Construction of the articles

The central issue was the interaction between two key provisions of the company’s articles:

  • Article 58, which requires that a requisitioned EGM must be held within two months; and
  • Article 64E, which grants the directors a broad discretion to postpone general meetings where they consider it inappropriate or undesirable for the meeting to proceed.

The defendant argued for a literal reading of the latter provision, contending that it conferred an essentially unfettered discretion to postpone meetings for any reason.

The Court rejected that approach. It held that the two provisions must be read harmoniously and in their constitutional context, with the result that the postponement power could not be deployed in a way that undermined the mandatory requirement to hold an EGM within the specified timeframe.

In practical terms, this meant that the directors’ purported postponements were ultra vires and void.

The judgment is notable for its strong reaffirmation of orthodox company law principles. Drawing on established authority, the Court emphasised that the distribution of powers within a company is constitutionally structured:

  • directors are entrusted with day‑to‑day management; but
  • shareholders retain ultimate control through general meetings

This is not merely a formal distinction. The ability of shareholders—particularly a majority shareholder—to convene meetings and vote on board composition is a fundamental mechanism of corporate governance.

Against that backdrop, the Court considered that the defendant’s construction of the articles would produce commercially and legally untenable results. If directors could postpone meetings indefinitely, they could:

  • entrench themselves in office;
  • prevent shareholders from exercising removal rights; and
  • effectively reverse the intended hierarchy between board and membership.

Such an outcome, the Court held, would be inconsistent with both commercial common sense and basic constitutional principles that the directors must exercise their powers in the interests of the majority of the members.

The limits of postponement powers

The judgment is particularly significant for its clarification of the scope and purpose of postponement powers.

Although expressed in broad terms, such powers are not to be treated as a strategic tool available to directors in a control dispute. Rather, the Court held that they are ancillary and procedural in nature. Their purpose is to facilitate the orderly convening and conduct of meetings—for example, to address logistical difficulties or ensure that a meeting can properly function—not to enable the board to influence or delay the outcome of shareholder decision‑making.

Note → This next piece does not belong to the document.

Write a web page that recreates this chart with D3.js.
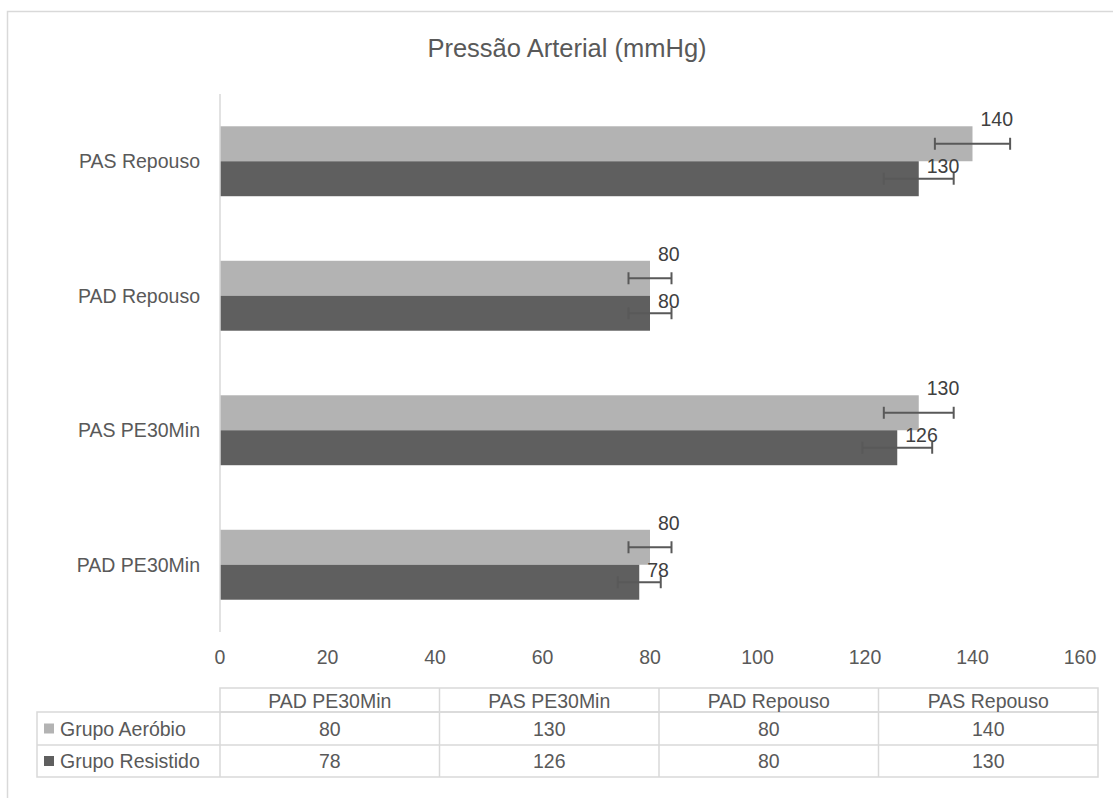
<!DOCTYPE html>
<html>
<head>
<meta charset="utf-8">
<script src="https://cdn.jsdelivr.net/npm/d3@7"></script>
<style>
  html, body { margin: 0; padding: 0; background: #fff; }
  svg { display: block; font-family: "Liberation Sans", Arial, sans-serif; }
</style>
</head>
<body>
<svg id="chart" width="1113" height="798"></svg>
<script>
// ---- Data (Excel category order: bottom to top in the chart, left to right in the table) ----
const categories = ["PAD PE30Min", "PAS PE30Min", "PAD Repouso", "PAS Repouso"];
const seriesNames = ["Grupo Aeróbio", "Grupo Resistido"];
const aerobio = [80, 130, 80, 140];
const resistido = [78, 126, 80, 130];
const errAerobio = [4, 6.5, 4, 7];
const errResistido = [4, 6.5, 4, 6.5];
const xTicks = [0, 20, 40, 60, 80, 100, 120, 140, 160];
const title = "Pressão Arterial (mmHg)";

const colors = ["#b3b3b3", "#5f5f5f"];
const textColor = "#595959";
const lineColor = "#d9d9d9";

const svg = d3.select("#chart");

// outer chart frame
svg.append("path")
  .attr("d", "M7.5,798 V11.5 H1113")
  .attr("fill", "none").attr("stroke", lineColor).attr("stroke-width", 1.5);

// title
svg.append("text")
  .attr("x", 567).attr("y", 48)
  .attr("text-anchor", "middle").attr("dominant-baseline", "central")
  .attr("font-size", 25.5).attr("fill", textColor)
  .text(title);

// scales
const x = d3.scaleLinear().domain([0, 160]).range([220, 1080]);
const topToBottom = categories.slice().reverse();
const y = d3.scaleBand().domain(topToBottom).range([94, 632]).padding(0);
const barH = y.bandwidth() * 0.26;

const series = [
  { name: seriesNames[0], values: aerobio, errs: errAerobio, color: colors[0], idx: 0 },
  { name: seriesNames[1], values: resistido, errs: errResistido, color: colors[1], idx: 1 }
];

// bars
series.forEach(s => {
  const g = svg.append("g");
  const data = categories.map((c, i) => ({ c, v: s.values[i], e: s.errs[i] }));
  const barY = d => y(d.c) + y.bandwidth() / 2 - barH + s.idx * barH;

  g.selectAll("rect").data(data).enter().append("rect")
    .attr("x", x(0)).attr("y", barY)
    .attr("width", d => x(d.v) - x(0)).attr("height", barH)
    .attr("fill", s.color);

  // error bars
  const eg = g.selectAll("g.err").data(data).enter().append("g").attr("class", "err")
    .attr("stroke", "#595959").attr("stroke-width", 2);
  eg.append("line")
    .attr("x1", d => x(d.v - d.e)).attr("x2", d => x(d.v + d.e))
    .attr("y1", d => barY(d) + barH / 2).attr("y2", d => barY(d) + barH / 2);
  [-1, 1].forEach(sign => {
    eg.append("line")
      .attr("x1", d => x(d.v + sign * d.e)).attr("x2", d => x(d.v + sign * d.e))
      .attr("y1", d => barY(d) + barH / 2 - 6).attr("y2", d => barY(d) + barH / 2 + 6);
  });

  // data labels
  g.selectAll("text").data(data).enter().append("text")
    .attr("x", d => x(d.v) + 8)
    .attr("y", d => s.idx === 0 ? barY(d) - 7 : barY(d) + 5)
    .attr("dominant-baseline", "central")
    .attr("font-size", 19.5).attr("fill", "#404040")
    .text(d => d.v);
});

// value axis line (vertical at 0)
svg.append("line")
  .attr("x1", x(0)).attr("x2", x(0)).attr("y1", 94).attr("y2", 632)
  .attr("stroke", lineColor).attr("stroke-width", 1.5);

// category labels
svg.append("g").selectAll("text").data(topToBottom).enter().append("text")
  .attr("x", 200).attr("y", d => y(d) + y.bandwidth() / 2)
  .attr("text-anchor", "end").attr("dominant-baseline", "central")
  .attr("font-size", 19.5).attr("fill", textColor)
  .text(d => d);

// x tick labels
svg.append("g").selectAll("text").data(xTicks).enter().append("text")
  .attr("x", d => x(d)).attr("y", 657)
  .attr("text-anchor", "middle").attr("dominant-baseline", "central")
  .attr("font-size", 19.5).attr("fill", textColor)
  .text(d => d);

// ---- data table ----
const tLeft = 220, tRight = 1098, labLeft = 37;
const hTop = 688, hBot = 712, r1Bot = 745, r2Bot = 777;
const colX = d3.scaleBand().domain(categories).range([tLeft, tRight]);
const tg = svg.append("g").attr("stroke", lineColor).attr("stroke-width", 1.5).attr("fill", "none");
// header row
tg.append("rect").attr("x", tLeft).attr("y", hTop).attr("width", tRight - tLeft).attr("height", hBot - hTop);
// body
tg.append("rect").attr("x", labLeft).attr("y", hBot).attr("width", tRight - labLeft).attr("height", r2Bot - hBot);
tg.append("line").attr("x1", labLeft).attr("x2", tRight).attr("y1", r1Bot).attr("y2", r1Bot);
// column dividers
[tLeft].concat(categories.slice(1).map(c => colX(c))).forEach(cx => {
  tg.append("line").attr("x1", cx).attr("x2", cx).attr("y1", cx === tLeft ? hBot : hTop).attr("y2", r2Bot);
});

// header texts
svg.append("g").selectAll("text").data(categories).enter().append("text")
  .attr("x", d => colX(d) + colX.bandwidth() / 2).attr("y", (hTop + hBot) / 2 + 1)
  .attr("text-anchor", "middle").attr("dominant-baseline", "central")
  .attr("font-size", 19.5).attr("fill", textColor)
  .text(d => d);

const rowMid = [(hBot + r1Bot) / 2, (r1Bot + r2Bot) / 2];
series.forEach((s, si) => {
  const rg = svg.append("g");
  rg.append("rect").attr("x", 44).attr("y", rowMid[si] - 5).attr("width", 10).attr("height", 10).attr("fill", s.color);
  rg.append("text").attr("x", 60).attr("y", rowMid[si])
    .attr("dominant-baseline", "central").attr("font-size", 19.5).attr("fill", textColor)
    .text(s.name);
  rg.selectAll("text.v").data(categories).enter().append("text").attr("class", "v")
    .attr("x", d => colX(d) + colX.bandwidth() / 2).attr("y", rowMid[si])
    .attr("text-anchor", "middle").attr("dominant-baseline", "central")
    .attr("font-size", 19.5).attr("fill", textColor)
    .text((d, i) => s.values[i]);
});
</script>
</body>
</html>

This distinction is critical. A power capable of being exercised “for any reason” cannot, as a matter of constitutional principle, be construed so as to permit directors to override a mandatory shareholder right. The Court made clear that using a procedural mechanism to achieve a substantive outcome, such as entrenching the board or frustrating a requisition, constitutes an improper purpose. To do so would invert the orthodox hierarchy within the company.

Conclusion

The decision provides several practical lessons for practitioners and boards alike.

First, it confirms that even widely drafted discretions in articles of association will be interpreted in light of the company’s constitutional framework. Powers that appear broad on their face may be subject to significant implied limitations.

Secondly, it reinforces the Court’s willingness to intervene where directors seek to use procedural mechanisms to frustrate shareholder rights, particularly in takeover or control contexts. It establishes that postponement powers are strictly procedural and cannot be weaponised to delay meetings for substantive reasons.

Finally, it confirms that directors cannot use ancillary procedural powers, or alleged conflicts of interest, to subvert the fundamental rights of shareholders to vote and determine the composition of the board.